No.5042 (2020年12月12日発行) P.12
西 智弘 (川崎市立井田病院かわさき総合ケアセンター/一般社団法人プラスケア代表理事)
登録日: 2020-12-10
最終更新日: 2020-12-09
SUMMARY
厚労省を中心に,「社会的処方」を制度化していく流れがある中で,私たちが取り組むべきは「『社会的処方』を文化にしていく」ということ。医療者もその地域に暮らす住民のひとりとして,一緒にまちをつくっていくという姿勢が必要である。
KEYWORD
コミュニティコネクター
まちの中で暮らす普通のおじちゃん・おばちゃんが「これがこの町のためになるんだろう?」として立ち上がり,孤独を解消し,町全体を盛り上げてくれる姿。日本にもこういう方々はたくさんいる。
PROFILE
2005年北海道大学卒。家庭医療,緩和ケア,腫瘍内科を学び,川崎市立井田病院にて抗癌剤治療から在宅診療まで手掛ける。2017年一般社団法人プラスケアを設立し,暮らしの保健室や社会的処方研究所を運営する。
POLICY・座右の銘
病気になっても安心できるまちをつくる
2020年6月1日,自民党の「明るい社会保障改革推進議員連盟」から政府に向けて報告書が提出された。その報告書の中で,これからの人生100年時代における健康づくりをめざしていく3本の柱として,予防・健康づくりに関する大規模実証事業の推進や保険者機能の発揮・強化とともに「社会的処方」の推進が挙げられた。

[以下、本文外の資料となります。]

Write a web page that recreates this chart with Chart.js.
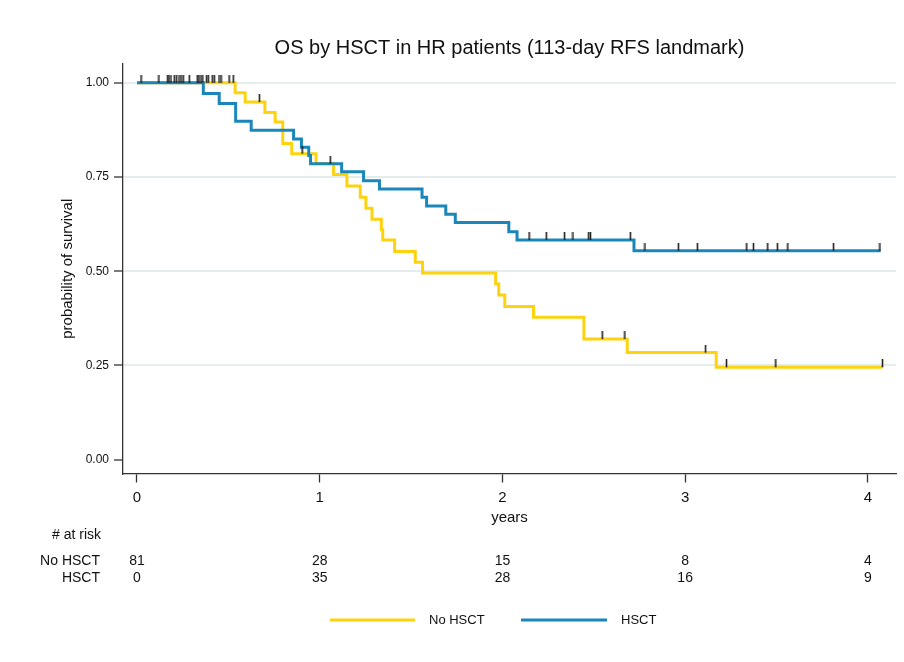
<!DOCTYPE html>
<html>
<head>
<meta charset="utf-8">
<title>OS by HSCT in HR patients</title>
<script src="https://cdn.jsdelivr.net/npm/chart.js@4/dist/chart.umd.min.js"></script>
<style>
  html, body { margin: 0; padding: 0; background: #fff; }
  #wrap { width: 904px; height: 662px; }
</style>
</head>
<body>
<div id="wrap"><canvas id="km" width="904" height="662"></canvas></div>
<script>
// Kaplan-Meier steps: time in years, survival after the drop
const noHsctTimes = [0, 0.537, 0.592, 0.70, 0.756, 0.798, 0.847, 0.98, 1.076, 1.149, 1.222, 1.253,
  1.286, 1.337, 1.345, 1.41, 1.523, 1.563, 1.963, 1.98, 2.013, 2.17, 2.446, 2.683, 3.17, 4.08];
const noHsctSurv = [1.0, 0.974, 0.949, 0.921, 0.896, 0.839, 0.812, 0.786, 0.757, 0.726, 0.696, 0.667,
  0.638, 0.611, 0.583, 0.552, 0.524, 0.495, 0.466, 0.437, 0.406, 0.378, 0.32, 0.284, 0.245, 0.245];

const hsctTimes = [0, 0.363, 0.45, 0.54, 0.625, 0.857, 0.90, 0.94, 0.95, 1.12, 1.24, 1.327,
  1.56, 1.585, 1.69, 1.742, 2.035, 2.08, 2.72, 4.07];
const hsctSurv = [1.0, 0.972, 0.945, 0.898, 0.874, 0.851, 0.829, 0.807, 0.785, 0.764, 0.74, 0.718,
  0.696, 0.673, 0.651, 0.629, 0.605, 0.583, 0.554, 0.554];

// censored observations (tick marks)
const noHsctCensT = [0.022, 0.12, 0.168, 0.175, 0.186, 0.204, 0.217, 0.23, 0.241, 0.253, 0.286, 0.33,
  0.339, 0.35, 0.36, 0.381, 0.39, 0.412, 0.423, 0.449, 0.46, 0.504, 0.527,
  0.67, 0.904, 2.546, 2.67, 3.112, 3.226, 3.496, 4.08];
const noHsctCensS = [1, 1, 1, 1, 1, 1, 1, 1, 1, 1, 1, 1,
  1, 1, 1, 1, 1, 1, 1, 1, 1, 1, 1,
  0.949, 0.812, 0.32, 0.32, 0.284, 0.245, 0.245, 0.245];

const hsctCensT = [1.058, 2.146, 2.24, 2.34, 2.386, 2.472, 2.482, 2.70,
  2.78, 2.963, 3.067, 3.337, 3.374, 3.452, 3.505, 3.562, 3.812, 4.066];
const hsctCensS = [0.785, 0.583, 0.583, 0.583, 0.583, 0.583, 0.583, 0.583,
  0.554, 0.554, 0.554, 0.554, 0.554, 0.554, 0.554, 0.554, 0.554, 0.554];

// number at risk table
const riskTimes = [0, 1, 2, 3, 4];
const riskNoHsct = [81, 28, 15, 8, 4];
const riskHsct = [0, 35, 28, 16, 9];

const xTicks = [0, 1, 2, 3, 4];
const yTicks = [0, 0.25, 0.5, 0.75, 1];

const YELLOW = '#fdd20e';
const BLUE = '#1b86b9';
const FONT = '"Liberation Sans", Arial, Helvetica, sans-serif';

const toXY = (ts, ss) => ts.map((t, i) => ({ x: t, y: ss[i] }));

// little vertical tick that sits on top of the curve
function censorMark() {
  const c = document.createElement('canvas');
  c.width = 3; c.height = 16;
  const g = c.getContext('2d');
  g.fillStyle = '#222';
  g.fillRect(0.7, 0, 1.6, 8);
  return c;
}
const tickImg = censorMark();

const riskTable = {
  id: 'riskTable',
  afterDraw(chart) {
    const ctx = chart.ctx;
    const x = chart.scales.x;
    ctx.save();
    ctx.font = '14px ' + FONT;
    ctx.fillStyle = '#111';
    ctx.textBaseline = 'middle';
    ctx.textAlign = 'left';
    ctx.fillText('# at risk', 52, 535);
    ctx.textAlign = 'right';
    ctx.fillText('No HSCT', 100, 561);
    ctx.fillText('HSCT', 100, 578);
    ctx.textAlign = 'center';
    riskTimes.forEach((t, i) => {
      const px = x.getPixelForValue(t);
      ctx.fillText(String(riskNoHsct[i]), px, 561);
      ctx.fillText(String(riskHsct[i]), px, 578);
    });

    // legend
    ctx.lineWidth = 3;
    ctx.strokeStyle = YELLOW;
    ctx.beginPath(); ctx.moveTo(330, 620); ctx.lineTo(415, 620); ctx.stroke();
    ctx.strokeStyle = BLUE;
    ctx.beginPath(); ctx.moveTo(521, 620); ctx.lineTo(607, 620); ctx.stroke();
    ctx.font = '13px ' + FONT;
    ctx.textAlign = 'left';
    ctx.fillText('No HSCT', 429, 620);
    ctx.fillText('HSCT', 621, 620);
    ctx.restore();
  }
};

new Chart(document.getElementById('km'), {
  type: 'line',
  data: {
    datasets: [
      {
        label: 'No HSCT',
        data: toXY(noHsctTimes, noHsctSurv),
        borderColor: YELLOW,
        backgroundColor: YELLOW,
        borderWidth: 3,
        stepped: true,
        pointRadius: 0,
        fill: false,
        order: 3
      },
      {
        label: 'HSCT',
        data: toXY(hsctTimes, hsctSurv),
        borderColor: BLUE,
        backgroundColor: BLUE,
        borderWidth: 3,
        stepped: true,
        pointRadius: 0,
        fill: false,
        order: 2
      },
      {
        label: 'censored No HSCT',
        data: toXY(noHsctCensT, noHsctCensS),
        showLine: false,
        pointStyle: tickImg,
        pointRadius: 3,
        order: 1
      },
      {
        label: 'censored HSCT',
        data: toXY(hsctCensT, hsctCensS),
        showLine: false,
        pointStyle: tickImg,
        pointRadius: 3,
        order: 1
      }
    ]
  },
  options: {
    responsive: false,
    animation: false,
    layout: { padding: { left: 0, right: 8, top: 0, bottom: 0 } },
    plugins: {
      legend: { display: false },
      tooltip: { enabled: false },
      title: {
        display: true,
        fullSize: false,
        text: 'OS by HSCT in HR patients (113-day RFS landmark)',
        color: '#111',
        font: { family: FONT, size: 20, weight: 'normal' },
        padding: { top: 36, bottom: 4 }
      }
    },
    scales: {
      x: {
        type: 'linear',
        min: -0.0766,
        max: 4.154,
        afterBuildTicks: s => { s.ticks = xTicks.map(v => ({ value: v })); },
        afterFit: s => { s.height = 188.5; },
        border: { display: true, color: '#333', width: 1.3 },
        grid: { drawOnChartArea: false, drawTicks: true, tickLength: 9, tickColor: '#333', tickWidth: 1.3 },
        ticks: { color: '#111', font: { family: FONT, size: 15 }, padding: 6, maxRotation: 0 },
        title: {
          display: true, text: 'years', color: '#111',
          font: { family: FONT, size: 15 },
          padding: { top: 0, bottom: 135 }
        }
      },
      y: {
        type: 'linear',
        min: -0.037,
        max: 1.05,
        afterBuildTicks: s => { s.ticks = yTicks.map(v => ({ value: v })); },
        afterFit: s => { s.width = 123; },
        border: { display: true, color: '#333', width: 1.3 },
        grid: {
          drawOnChartArea: true,
          color: c => (c.tick && c.tick.value === 0) ? 'rgba(0,0,0,0)' : '#e4ecee',
          lineWidth: 2,
          drawTicks: true, tickLength: 9, tickColor: '#333', tickWidth: 1.3
        },
        ticks: {
          color: '#111', font: { family: FONT, size: 12 }, padding: 5,
          callback: v => v.toFixed(2)
        },
        title: {
          display: true, text: 'probability of survival', color: '#111',
          font: { family: FONT, size: 15 },
          padding: { top: 59, bottom: 0 }
        }
      }
    }
  },
  plugins: [riskTable]
});
</script>
</body>
</html>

筆者も,この報告書の作成に際し意見を申し上げたが,その中でも重要なのが「『社会的処方』を文化にしていく」という視点だった。報告書には,「かかりつけ医等が,患者の健康面に加えて社会生活面の課題にも目を向け,地域社会における様々な支援へとつなげることによって健康面と社会生活面の支援が一体的に実施されるとともに,地域社会も,その地域の人が自然と健康になれる環境になっていく。個々人からすれば,日々抱える漠然とした不安に寄り添い,解消することにもつながるものであり,この際,医師のみならず多様な職種が当該取組みに関与することが重要である」と記載され,制度として医師が一方的に地域に丸投げするのではなく,多様な職種が関わって「自然と健康になれる環境」ができていくことのニュアンスが込められている。